begin Dataset entries
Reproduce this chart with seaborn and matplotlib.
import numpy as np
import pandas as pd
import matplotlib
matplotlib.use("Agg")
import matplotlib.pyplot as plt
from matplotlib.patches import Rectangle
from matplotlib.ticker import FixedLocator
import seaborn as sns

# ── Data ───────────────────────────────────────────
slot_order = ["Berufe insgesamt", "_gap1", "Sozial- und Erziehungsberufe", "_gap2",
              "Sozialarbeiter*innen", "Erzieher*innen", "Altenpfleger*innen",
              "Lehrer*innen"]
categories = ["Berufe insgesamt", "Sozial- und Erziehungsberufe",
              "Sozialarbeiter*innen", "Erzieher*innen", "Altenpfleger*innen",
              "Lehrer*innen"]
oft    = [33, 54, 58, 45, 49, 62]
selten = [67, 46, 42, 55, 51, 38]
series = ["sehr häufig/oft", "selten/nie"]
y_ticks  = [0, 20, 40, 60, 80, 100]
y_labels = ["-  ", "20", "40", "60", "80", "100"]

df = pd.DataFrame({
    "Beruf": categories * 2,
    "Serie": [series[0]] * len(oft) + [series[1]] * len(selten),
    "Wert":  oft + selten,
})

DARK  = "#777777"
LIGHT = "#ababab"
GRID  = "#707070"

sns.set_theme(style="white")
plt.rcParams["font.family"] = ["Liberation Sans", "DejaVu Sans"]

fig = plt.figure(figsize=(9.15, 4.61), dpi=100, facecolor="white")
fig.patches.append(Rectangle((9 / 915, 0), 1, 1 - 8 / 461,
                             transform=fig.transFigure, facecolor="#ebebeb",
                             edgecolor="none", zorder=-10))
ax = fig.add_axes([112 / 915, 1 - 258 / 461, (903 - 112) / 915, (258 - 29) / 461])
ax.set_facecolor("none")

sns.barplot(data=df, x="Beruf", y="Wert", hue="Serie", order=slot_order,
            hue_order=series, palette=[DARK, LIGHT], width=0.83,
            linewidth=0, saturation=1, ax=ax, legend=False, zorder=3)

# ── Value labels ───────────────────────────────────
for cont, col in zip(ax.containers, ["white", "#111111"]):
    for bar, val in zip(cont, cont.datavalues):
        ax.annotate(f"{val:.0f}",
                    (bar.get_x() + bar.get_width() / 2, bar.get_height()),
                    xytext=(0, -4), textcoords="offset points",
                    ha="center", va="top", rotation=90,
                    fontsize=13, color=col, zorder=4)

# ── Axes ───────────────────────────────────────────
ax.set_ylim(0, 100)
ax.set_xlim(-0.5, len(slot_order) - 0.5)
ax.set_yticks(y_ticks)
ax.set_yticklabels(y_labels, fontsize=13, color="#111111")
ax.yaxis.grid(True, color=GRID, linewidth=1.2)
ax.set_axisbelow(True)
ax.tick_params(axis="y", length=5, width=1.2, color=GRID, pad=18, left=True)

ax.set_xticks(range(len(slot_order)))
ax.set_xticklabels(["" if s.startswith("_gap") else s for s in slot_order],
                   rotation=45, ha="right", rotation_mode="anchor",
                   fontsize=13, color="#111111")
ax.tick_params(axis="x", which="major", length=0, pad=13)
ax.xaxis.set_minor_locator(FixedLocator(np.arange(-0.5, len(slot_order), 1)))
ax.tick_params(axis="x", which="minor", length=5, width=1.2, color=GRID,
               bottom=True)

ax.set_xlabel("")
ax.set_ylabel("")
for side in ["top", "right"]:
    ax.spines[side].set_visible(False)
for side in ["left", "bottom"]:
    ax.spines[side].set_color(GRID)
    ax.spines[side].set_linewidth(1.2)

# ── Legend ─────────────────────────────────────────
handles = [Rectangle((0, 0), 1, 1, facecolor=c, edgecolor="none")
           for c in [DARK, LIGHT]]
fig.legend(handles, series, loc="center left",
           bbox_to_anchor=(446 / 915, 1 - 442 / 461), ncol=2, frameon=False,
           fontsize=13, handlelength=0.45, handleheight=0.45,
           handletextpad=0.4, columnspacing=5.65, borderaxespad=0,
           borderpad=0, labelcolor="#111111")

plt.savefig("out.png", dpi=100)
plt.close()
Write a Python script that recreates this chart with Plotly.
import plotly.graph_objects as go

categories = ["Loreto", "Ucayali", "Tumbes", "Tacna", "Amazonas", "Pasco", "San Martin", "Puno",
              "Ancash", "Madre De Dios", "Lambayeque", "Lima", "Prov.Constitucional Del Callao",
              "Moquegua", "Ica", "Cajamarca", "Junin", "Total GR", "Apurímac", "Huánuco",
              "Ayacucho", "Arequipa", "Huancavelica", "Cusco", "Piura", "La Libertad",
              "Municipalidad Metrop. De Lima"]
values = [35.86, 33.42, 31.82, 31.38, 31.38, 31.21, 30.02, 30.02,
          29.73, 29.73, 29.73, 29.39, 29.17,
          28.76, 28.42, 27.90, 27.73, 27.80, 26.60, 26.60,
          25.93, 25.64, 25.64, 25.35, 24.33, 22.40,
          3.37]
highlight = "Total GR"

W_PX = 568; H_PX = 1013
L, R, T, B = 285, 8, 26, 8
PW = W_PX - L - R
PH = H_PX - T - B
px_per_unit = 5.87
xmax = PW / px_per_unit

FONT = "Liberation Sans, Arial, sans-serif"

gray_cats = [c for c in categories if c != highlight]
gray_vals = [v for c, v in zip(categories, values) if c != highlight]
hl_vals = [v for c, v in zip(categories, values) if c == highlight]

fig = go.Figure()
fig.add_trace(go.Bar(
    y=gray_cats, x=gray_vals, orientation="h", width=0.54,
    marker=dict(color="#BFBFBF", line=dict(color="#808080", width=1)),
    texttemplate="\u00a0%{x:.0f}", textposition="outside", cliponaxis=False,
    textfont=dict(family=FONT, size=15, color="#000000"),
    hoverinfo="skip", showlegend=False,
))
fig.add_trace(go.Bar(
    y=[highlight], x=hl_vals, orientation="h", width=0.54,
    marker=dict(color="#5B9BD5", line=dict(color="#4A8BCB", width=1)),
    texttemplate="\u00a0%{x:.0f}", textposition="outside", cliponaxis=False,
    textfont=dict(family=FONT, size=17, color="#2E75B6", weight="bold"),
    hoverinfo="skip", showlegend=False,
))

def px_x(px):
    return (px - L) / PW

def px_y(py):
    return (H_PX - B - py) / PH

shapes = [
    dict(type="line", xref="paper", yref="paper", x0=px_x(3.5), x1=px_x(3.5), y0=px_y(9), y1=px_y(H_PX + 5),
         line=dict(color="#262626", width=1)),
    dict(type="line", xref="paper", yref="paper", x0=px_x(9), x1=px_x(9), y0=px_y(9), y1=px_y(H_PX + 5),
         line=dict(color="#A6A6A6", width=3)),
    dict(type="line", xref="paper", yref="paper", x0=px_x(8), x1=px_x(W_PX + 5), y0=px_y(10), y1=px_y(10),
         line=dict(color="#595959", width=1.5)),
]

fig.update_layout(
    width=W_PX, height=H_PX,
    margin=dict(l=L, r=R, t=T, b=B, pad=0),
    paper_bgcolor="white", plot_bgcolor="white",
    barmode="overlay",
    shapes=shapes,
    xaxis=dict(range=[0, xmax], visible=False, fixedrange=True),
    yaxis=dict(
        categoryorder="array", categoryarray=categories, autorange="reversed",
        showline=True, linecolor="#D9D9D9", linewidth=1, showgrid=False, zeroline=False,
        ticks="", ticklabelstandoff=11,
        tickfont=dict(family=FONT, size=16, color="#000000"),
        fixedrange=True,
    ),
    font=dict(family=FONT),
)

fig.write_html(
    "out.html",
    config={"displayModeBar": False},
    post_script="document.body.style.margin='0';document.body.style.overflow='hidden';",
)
end Dataset entries
Your goal: Take the lines above and print them exactly.

Exercise solution:
Reproduce this chart with seaborn and matplotlib.
import numpy as np
import pandas as pd
import matplotlib
matplotlib.use("Agg")
import matplotlib.pyplot as plt
from matplotlib.patches import Rectangle
from matplotlib.ticker import FixedLocator
import seaborn as sns

# ── Data ───────────────────────────────────────────
slot_order = ["Berufe insgesamt", "_gap1", "Sozial- und Erziehungsberufe", "_gap2",
              "Sozialarbeiter*innen", "Erzieher*innen", "Altenpfleger*innen",
              "Lehrer*innen"]
categories = ["Berufe insgesamt", "Sozial- und Erziehungsberufe",
              "Sozialarbeiter*innen", "Erzieher*innen", "Altenpfleger*innen",
              "Lehrer*innen"]
oft    = [33, 54, 58, 45, 49, 62]
selten = [67, 46, 42, 55, 51, 38]
series = ["sehr häufig/oft", "selten/nie"]
y_ticks  = [0, 20, 40, 60, 80, 100]
y_labels = ["-  ", "20", "40", "60", "80", "100"]

df = pd.DataFrame({
    "Beruf": categories * 2,
    "Serie": [series[0]] * len(oft) + [series[1]] * len(selten),
    "Wert":  oft + selten,
})

DARK  = "#777777"
LIGHT = "#ababab"
GRID  = "#707070"

sns.set_theme(style="white")
plt.rcParams["font.family"] = ["Liberation Sans", "DejaVu Sans"]

fig = plt.figure(figsize=(9.15, 4.61), dpi=100, facecolor="white")
fig.patches.append(Rectangle((9 / 915, 0), 1, 1 - 8 / 461,
                             transform=fig.transFigure, facecolor="#ebebeb",
                             edgecolor="none", zorder=-10))
ax = fig.add_axes([112 / 915, 1 - 258 / 461, (903 - 112) / 915, (258 - 29) / 461])
ax.set_facecolor("none")

sns.barplot(data=df, x="Beruf", y="Wert", hue="Serie", order=slot_order,
            hue_order=series, palette=[DARK, LIGHT], width=0.83,
            linewidth=0, saturation=1, ax=ax, legend=False, zorder=3)

# ── Value labels ───────────────────────────────────
for cont, col in zip(ax.containers, ["white", "#111111"]):
    for bar, val in zip(cont, cont.datavalues):
        ax.annotate(f"{val:.0f}",
                    (bar.get_x() + bar.get_width() / 2, bar.get_height()),
                    xytext=(0, -4), textcoords="offset points",
                    ha="center", va="top", rotation=90,
                    fontsize=13, color=col, zorder=4)

# ── Axes ───────────────────────────────────────────
ax.set_ylim(0, 100)
ax.set_xlim(-0.5, len(slot_order) - 0.5)
ax.set_yticks(y_ticks)
ax.set_yticklabels(y_labels, fontsize=13, color="#111111")
ax.yaxis.grid(True, color=GRID, linewidth=1.2)
ax.set_axisbelow(True)
ax.tick_params(axis="y", length=5, width=1.2, color=GRID, pad=18, left=True)

ax.set_xticks(range(len(slot_order)))
ax.set_xticklabels(["" if s.startswith("_gap") else s for s in slot_order],
                   rotation=45, ha="right", rotation_mode="anchor",
                   fontsize=13, color="#111111")
ax.tick_params(axis="x", which="major", length=0, pad=13)
ax.xaxis.set_minor_locator(FixedLocator(np.arange(-0.5, len(slot_order), 1)))
ax.tick_params(axis="x", which="minor", length=5, width=1.2, color=GRID,
               bottom=True)

ax.set_xlabel("")
ax.set_ylabel("")
for side in ["top", "right"]:
    ax.spines[side].set_visible(False)
for side in ["left", "bottom"]:
    ax.spines[side].set_color(GRID)
    ax.spines[side].set_linewidth(1.2)

# ── Legend ─────────────────────────────────────────
handles = [Rectangle((0, 0), 1, 1, facecolor=c, edgecolor="none")
           for c in [DARK, LIGHT]]
fig.legend(handles, series, loc="center left",
           bbox_to_anchor=(446 / 915, 1 - 442 / 461), ncol=2, frameon=False,
           fontsize=13, handlelength=0.45, handleheight=0.45,
           handletextpad=0.4, columnspacing=5.65, borderaxespad=0,
           borderpad=0, labelcolor="#111111")

plt.savefig("out.png", dpi=100)
plt.close()
Write a Python script that recreates this chart with Plotly.
import plotly.graph_objects as go

categories = ["Loreto", "Ucayali", "Tumbes", "Tacna", "Amazonas", "Pasco", "San Martin", "Puno",
              "Ancash", "Madre De Dios", "Lambayeque", "Lima", "Prov.Constitucional Del Callao",
              "Moquegua", "Ica", "Cajamarca", "Junin", "Total GR", "Apurímac", "Huánuco",
              "Ayacucho", "Arequipa", "Huancavelica", "Cusco", "Piura", "La Libertad",
              "Municipalidad Metrop. De Lima"]
values = [35.86, 33.42, 31.82, 31.38, 31.38, 31.21, 30.02, 30.02,
          29.73, 29.73, 29.73, 29.39, 29.17,
          28.76, 28.42, 27.90, 27.73, 27.80, 26.60, 26.60,
          25.93, 25.64, 25.64, 25.35, 24.33, 22.40,
          3.37]
highlight = "Total GR"

W_PX = 568; H_PX = 1013
L, R, T, B = 285, 8, 26, 8
PW = W_PX - L - R
PH = H_PX - T - B
px_per_unit = 5.87
xmax = PW / px_per_unit

FONT = "Liberation Sans, Arial, sans-serif"

gray_cats = [c for c in categories if c != highlight]
gray_vals = [v for c, v in zip(categories, values) if c != highlight]
hl_vals = [v for c, v in zip(categories, values) if c == highlight]

fig = go.Figure()
fig.add_trace(go.Bar(
    y=gray_cats, x=gray_vals, orientation="h", width=0.54,
    marker=dict(color="#BFBFBF", line=dict(color="#808080", width=1)),
    texttemplate="\u00a0%{x:.0f}", textposition="outside", cliponaxis=False,
    textfont=dict(family=FONT, size=15, color="#000000"),
    hoverinfo="skip", showlegend=False,
))
fig.add_trace(go.Bar(
    y=[highlight], x=hl_vals, orientation="h", width=0.54,
    marker=dict(color="#5B9BD5", line=dict(color="#4A8BCB", width=1)),
    texttemplate="\u00a0%{x:.0f}", textposition="outside", cliponaxis=False,
    textfont=dict(family=FONT, size=17, color="#2E75B6", weight="bold"),
    hoverinfo="skip", showlegend=False,
))

def px_x(px):
    return (px - L) / PW

def px_y(py):
    return (H_PX - B - py) / PH

shapes = [
    dict(type="line", xref="paper", yref="paper", x0=px_x(3.5), x1=px_x(3.5), y0=px_y(9), y1=px_y(H_PX + 5),
         line=dict(color="#262626", width=1)),
    dict(type="line", xref="paper", yref="paper", x0=px_x(9), x1=px_x(9), y0=px_y(9), y1=px_y(H_PX + 5),
         line=dict(color="#A6A6A6", width=3)),
    dict(type="line", xref="paper", yref="paper", x0=px_x(8), x1=px_x(W_PX + 5), y0=px_y(10), y1=px_y(10),
         line=dict(color="#595959", width=1.5)),
]

fig.update_layout(
    width=W_PX, height=H_PX,
    margin=dict(l=L, r=R, t=T, b=B, pad=0),
    paper_bgcolor="white", plot_bgcolor="white",
    barmode="overlay",
    shapes=shapes,
    xaxis=dict(range=[0, xmax], visible=False, fixedrange=True),
    yaxis=dict(
        categoryorder="array", categoryarray=categories, autorange="reversed",
        showline=True, linecolor="#D9D9D9", linewidth=1, showgrid=False, zeroline=False,
        ticks="", ticklabelstandoff=11,
        tickfont=dict(family=FONT, size=16, color="#000000"),
        fixedrange=True,
    ),
    font=dict(family=FONT),
)

fig.write_html(
    "out.html",
    config={"displayModeBar": False},
    post_script="document.body.style.margin='0';document.body.style.overflow='hidden';",
)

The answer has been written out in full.